Cast Irony - A New York City Architecture That Looks Forward and Back
Scott Francisco — June 25, 2014
Earlier this spring I had the opportunity to lead a walking tour of SoHo’s cast iron buildings in honor of the late, great Jane Jacobs. The occasion was a “Jane’s Walk”, a Municipal Art Society event commemorating Jacobs’ birthday with a series of neighborhood walks all over the city promoting dialogue and community participation -- right up our alley at Pilot Projects.
Jane Jacobs was the writer, social critic and urban activist most known for her ground-breaking book, Death and Life of Great American Cities, and for her role in protecting some of New York’s most beloved neighborhoods as “rationalist planning” encroached. The event was special for me not only because of her influence on my work, but also because of our common bridge between two great cities: New York and Toronto. Like many New Yorkers, I’m a transplant, from Toronto, and Jacobs, after living in New York, moved to Toronto in 1968, where she continued her urban activism until she died in 2006. I was a benefactor not only of her theory, but also of her practice that distinctly shaped my home-town neighborhoods.
So it was that 25 New Yorkers and I spent a beautiful blustery spring afternoon weaving through the historic blocks that Jane Jacobs helped save from a Robert Moses wrecking ball between Prince and Canal streets. We began our walk with a few questions: What is it that makes this neighborhood feel so distinct? How can we tell which buildings are made of cast iron? Amidst curious locals and tourists we touched, tapped and groped our way through SoHo. Looking upwards as we walked, we talked history and industry, used magnets to test the metal, and even attempted a sand-casting (using wax instead of iron) on a windy Brooms Street sidewalk.

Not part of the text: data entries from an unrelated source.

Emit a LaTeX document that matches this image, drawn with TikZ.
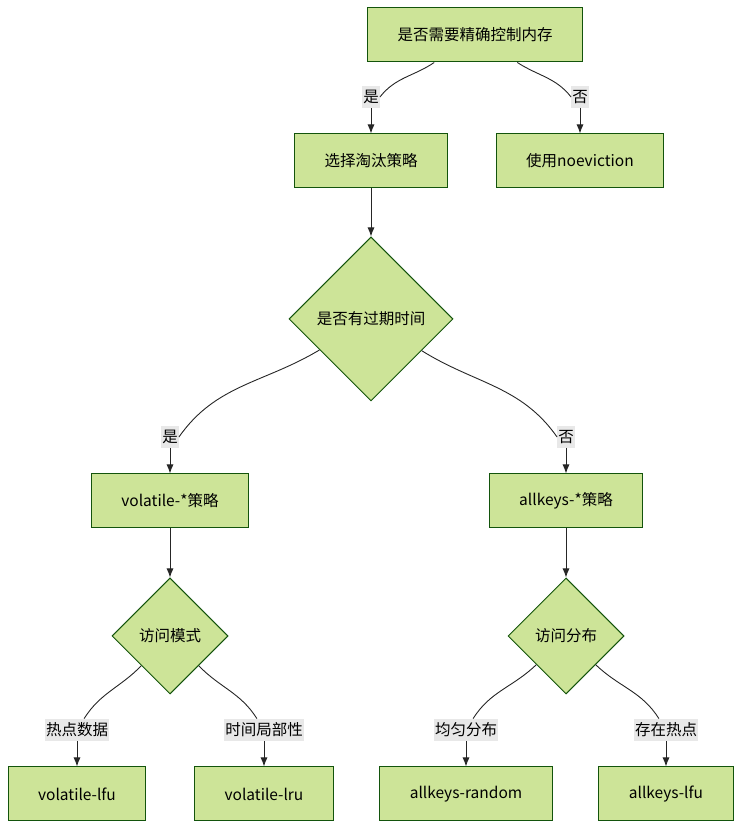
\documentclass[tikz,border=0pt]{standalone}
\usepackage{fontspec}
\setmainfont{Noto Sans CJK SC}
\usetikzlibrary{shapes.geometric, positioning, arrows.meta}
\definecolor{leaf}{HTML}{CDE498}
\definecolor{rim}{HTML}{13540C}
\definecolor{tagfill}{HTML}{E8E8E8}
\tikzset{
x=1pt, y=1pt, % one unit is one pixel of the layout
>={Latex[length=9pt, width=7pt]}, % solid arrow heads
node distance=64pt, % label sits this far above its target
on grid,
every node/.style={font=\fontsize{15.5}{18}\selectfont},
box/.style={draw=rim, fill=leaf, line width=1pt, minimum height=54pt, inner xsep=30pt}, % plain step
choice/.style={diamond, draw=rim, fill=leaf, line width=1pt, aspect=1, inner sep=0pt}, % decision
tag/.style={fill=tagfill, inner xsep=1pt, inner ysep=4pt}, % edge label
link/.style={line width=0.9pt, draw=black!85},
}
\begin{document}
\begin{tikzpicture}
      \useasboundingbox (0,0) rectangle (748,838);
      \node[box] (ctrl) at (475,803) {是否需要精确控制内存};
      \node[box, below left=126pt and 104pt of ctrl] (pick) {选择淘汰策略};
      \node[box, right=209pt of pick] (noevict) {使用noeviction};
      \node[choice, minimum size=164pt, below=158pt of pick] (expire) {是否有过期时间};
      \node[box, below left=182pt and 201pt of expire] (vol) {volatile-*策略};
      \node[box, right=396pt of vol] (allk) {allkeys-*策略};
      \node[choice, minimum size=116pt, below=135pt of vol] (vmode) {访问模式};
      \node[choice, minimum size=116pt, below=135pt of allk] (adist) {访问分布};
      \node[box, below left=158pt and 93pt of vmode] (vlfu) {volatile-lfu};
      \node[box, right=187pt of vlfu] (vlru) {volatile-lru};
      \node[box, below left=158pt and 100pt of adist] (arand) {allkeys-random};
      \node[box, right=200pt of arand] (alfu) {allkeys-lfu};
      % edge labels, each just above its target
      \node[tag, above=of pick] (t1) {是};
      \node[tag, above=of noevict] (t2) {否};
      \node[tag, above=of vol] (t3) {是};
      \node[tag, above=of allk] (t4) {否};
      \node[tag, above=of vlfu] (t5) {热点数据};
      \node[tag, above=of vlru] (t6) {时间局部性};
      \node[tag, above=of arand] (t7) {均匀分布};
      \node[tag, above=of alfu] (t8) {存在热点};
      % connectors
      \draw[link] (ctrl) to[out=214, in=52] (t1.east);
      \draw[link] (ctrl) to[out=-33, in=128] (t2.west);
      \draw[link] (expire) to[out=211, in=55] (t3.east);
      \draw[link] (expire) to[out=-32, in=125] (t4.west);
      \draw[link] (vmode) to[out=226, in=58] (t5);
      \draw[link] (vmode) to[out=-46, in=122] (t6);
      \draw[link] (adist) to[out=224, in=58] (t7);
      \draw[link] (adist) to[out=-44, in=122] (t8);
      \draw[link, ->] (t1) -- (pick);
      \draw[link, ->] (t2) -- (noevict);
      \draw[link, ->] (pick) -- (expire);
      \draw[link, ->] (t3) -- (vol);
      \draw[link, ->] (t4) -- (allk);
      \draw[link, ->] (vol) -- (vmode);
      \draw[link, ->] (allk) -- (adist);
      \draw[link, ->] (t5) -- (vlfu);
      \draw[link, ->] (t6) -- (vlru);
      \draw[link, ->] (t7) -- (arand);
      \draw[link, ->] (t8) -- (alfu);
\end{tikzpicture}
\end{document}
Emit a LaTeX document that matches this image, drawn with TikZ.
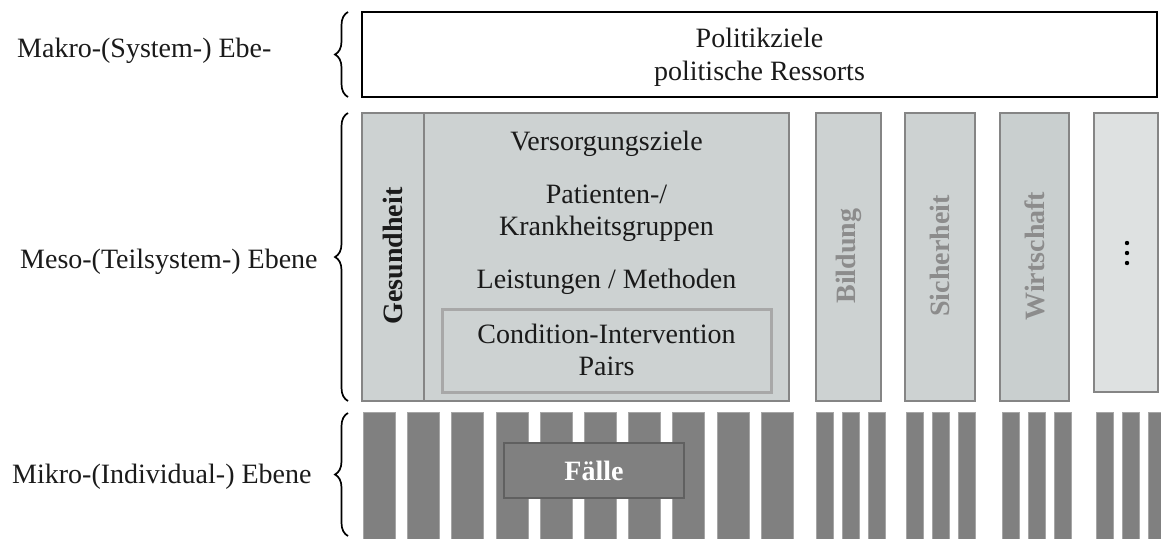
\documentclass[tikz,border=0pt]{standalone}
\usepackage{fontspec}
\setmainfont{Liberation Serif}
\usetikzlibrary{decorations.pathreplacing}
\definecolor{mesofill}{HTML}{CDD2D2}
\definecolor{mesofilldark}{HTML}{C9CFCF}
\definecolor{mesofilllight}{HTML}{DEE1E1}
\definecolor{mesoline}{HTML}{858585}
\definecolor{cipline}{HTML}{A8A8A8}
\definecolor{barfill}{HTML}{808080}
\definecolor{barline}{HTML}{A6A6A6}
\definecolor{faelleline}{HTML}{606060}
\definecolor{sectortext}{HTML}{8C8C8C}
\definecolor{txt}{HTML}{1A1A1A}
\tikzset{
  lbl/.style={font=\fontsize{28}{33}\selectfont, text=txt, inner sep=0pt},
  mesobox/.style={draw=mesoline, line width=1.4pt, fill=mesofill, inner sep=0pt},
  sectorlbl/.style={font=\fontsize{28}{33}\selectfont\bfseries, text=sectortext, rotate=90, inner sep=0pt},
  barbox/.style={draw=barline, line width=1pt, fill=barfill, inner sep=0pt, minimum height=130pt},
  levelbrace/.style={decorate, decoration={brace, amplitude=13pt}, line width=1.7pt, draw=black},
}
\begin{document}
\begin{tikzpicture}[x=1pt,y=-1pt]
\useasboundingbox (0,0) rectangle (1161,538);

% level labels
\node[lbl, anchor=base west] (lmakro) at (17,57) {Makro-(System-) Ebe-};
\node[lbl, anchor=base west] (lmeso) at (20,268) {Meso-(Teilsystem-) Ebene};
\node[lbl, anchor=base west] (lmikro) at (12,483) {Mikro-(Individual-) Ebene};

% braces
\coordinate (b1s) at (348,97);  \coordinate (b1e) at (348,12);
\coordinate (b2s) at (348,401); \coordinate (b2e) at (348,113);
\coordinate (b3s) at (348,536); \coordinate (b3e) at (348,413);
\draw[levelbrace] (b1s) -- (b1e);
\draw[levelbrace] (b2s) -- (b2e);
\draw[levelbrace] (b3s) -- (b3e);

% macro box
\node[draw=black, line width=1.8pt, minimum width=795pt, minimum height=85pt, inner sep=0pt] (makro) at (759.5,54.5) {};
\node[lbl, anchor=base] (pz) at (759.5,47) {Politikziele};
\node[lbl, anchor=base] (pr) at (759.5,80) {politische Ressorts};

% meso: Gesundheit
\node[mesobox, minimum width=62pt, minimum height=288pt] (gcol) at (393,257) {};
\node[mesobox, minimum width=365pt, minimum height=288pt] (gcont) at (606.5,257) {};
\node[lbl, font=\fontsize{28}{33}\selectfont\bfseries, rotate=90] (gtxt) at (393,256) {Gesundheit};
\node[lbl, anchor=base] (vz) at (606.5,150) {Versorgungsziele};
\node[lbl, anchor=base] (pk1) at (606.5,203) {Patienten-/};
\node[lbl, anchor=base] (pk2) at (606.5,235) {Krankheitsgruppen};
\node[lbl, anchor=base] (lm) at (606.5,288) {Leistungen / Methoden};
\node[draw=cipline, line width=3pt, fill=mesofill, minimum width=329pt, minimum height=83pt, inner sep=0pt] (cip) at (606.5,350.5) {};
\node[lbl, anchor=base] (cip1) at (606.5,343) {Condition-Intervention};
\node[lbl, anchor=base] (cip2) at (606.5,375) {Pairs};

% meso: other sectors
\node[mesobox, minimum width=65pt, minimum height=288pt] (bild) at (848.5,257) {};
\node[sectorlbl] (bildt) at (848.5,256) {Bildung};
\node[mesobox, minimum width=70pt, minimum height=288pt] (sich) at (940,257) {};
\node[sectorlbl] (sicht) at (940,256) {Sicherheit};
\node[mesobox, fill=mesofilldark, minimum width=69pt, minimum height=288pt] (wirt) at (1034.5,257) {};
\node[sectorlbl] (wirtt) at (1034.5,256) {Wirtschaft};
\node[mesobox, fill=mesofilllight, minimum width=64pt, minimum height=279pt] (more) at (1126,252.5) {};
\foreach \k/\yy in {1/243,2/253,3/263}
  \fill[black] (1127,\yy) circle (2.2pt) coordinate (dot\k);

% micro bars
\foreach \i in {0,...,9}
  \node[barbox, minimum width=32pt, anchor=north west] (gbar\i) at ({363+44.2*\i},412) {};
\foreach \g/\x in {b/816, s/906, w/1002, m/1096}
  \foreach \j in {0,1,2}
    \node[barbox, minimum width=17pt, anchor=north west] (\g bar\j) at ({\x+26*\j},412) {};

% Faelle
\node[draw=faelleline, line width=1.5pt, fill=barfill, minimum width=180pt, minimum height=55pt, inner sep=0pt] (faelle) at (594,470.5) {};
\node[lbl, anchor=base, text=white, font=\fontsize{28}{33}\selectfont\bfseries] (faellet) at (594,480) {Fälle};
\end{tikzpicture}
\end{document}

Cast iron architecture was a marvel in its time -- a game-changing innovation in how buildings could be built. The introduction of cast iron as a building technique converged in New York City with a building boom, economic growth, and the northward expansion of the city’s limits. Emerging in the mid-1800’s, the method of creating columns and beams by pouring molten iron into sand molds allowed for incredible ornamentation and detail. At the same time the strength of the material allowed the structure of buildings to become much more open -- with bigger windows and slender, rectilinear grid. It was fast, it was cheap, and it was easy to reproduce. Foundries -- many of which were right in Manhattan -- cranked out pre fabricated columns that could be ordered through catalogs, and delivered right to the building site. The beautiful irony is a collection of buildings that are more ornamental, even faux historic, and more modern at the same time.
Walking through SoHo today is a bizarre time warp. Wild-west facades meet industrial revolution tech, set off with the latest global fashion trends. Expansive storefront windows are working as well today as they were when innovative nineteenth century shopkeepers competed for visibility. (Where heavy brick or stone pillars obscured the merch, strong and slender iron columns opened up the view.) In fact early cast iron was only used at the street level for bigger shop windows, often supporting six stories of heavyweight masonry above it. Check it out. Now picture yourself here in 1870 while proud Native Americans hunted buffalo on the great plains.
By the turn of the century, the invention of the elevator and the introduction of steel in construction led to the decline of cast iron architecture. As did concerns about cast iron's strength in a building fire. SoHo plunged into a period of neglect as industry and commerce moved north into Midtown’s newly built skyscrapers. Once grand buildings were abandoned or used as unheated storehouses for scrap paper and the neighborhood became known as "Hell's Hundred Acres" due constant fires. In the 1950s and ‘60s artists seeking low rent and light-filled open spaces for large art pieces helped save SoHo’s cast iron buildings from being razed, while Jane Jacobs staved off Robert Moses’ 10 lane freeway. In 1973 the “Soho Cast Iron Historic District” was designated by the Landmarks Commission for protection in perpetuity.
Today SoHo has the highest concentration of cast iron buildings anywhere in the world. For better or for worse, throughout this neighborhood’s up and down seasons, the look and feel of cast iron architecture remains unique. Grab a magnet and come check it out.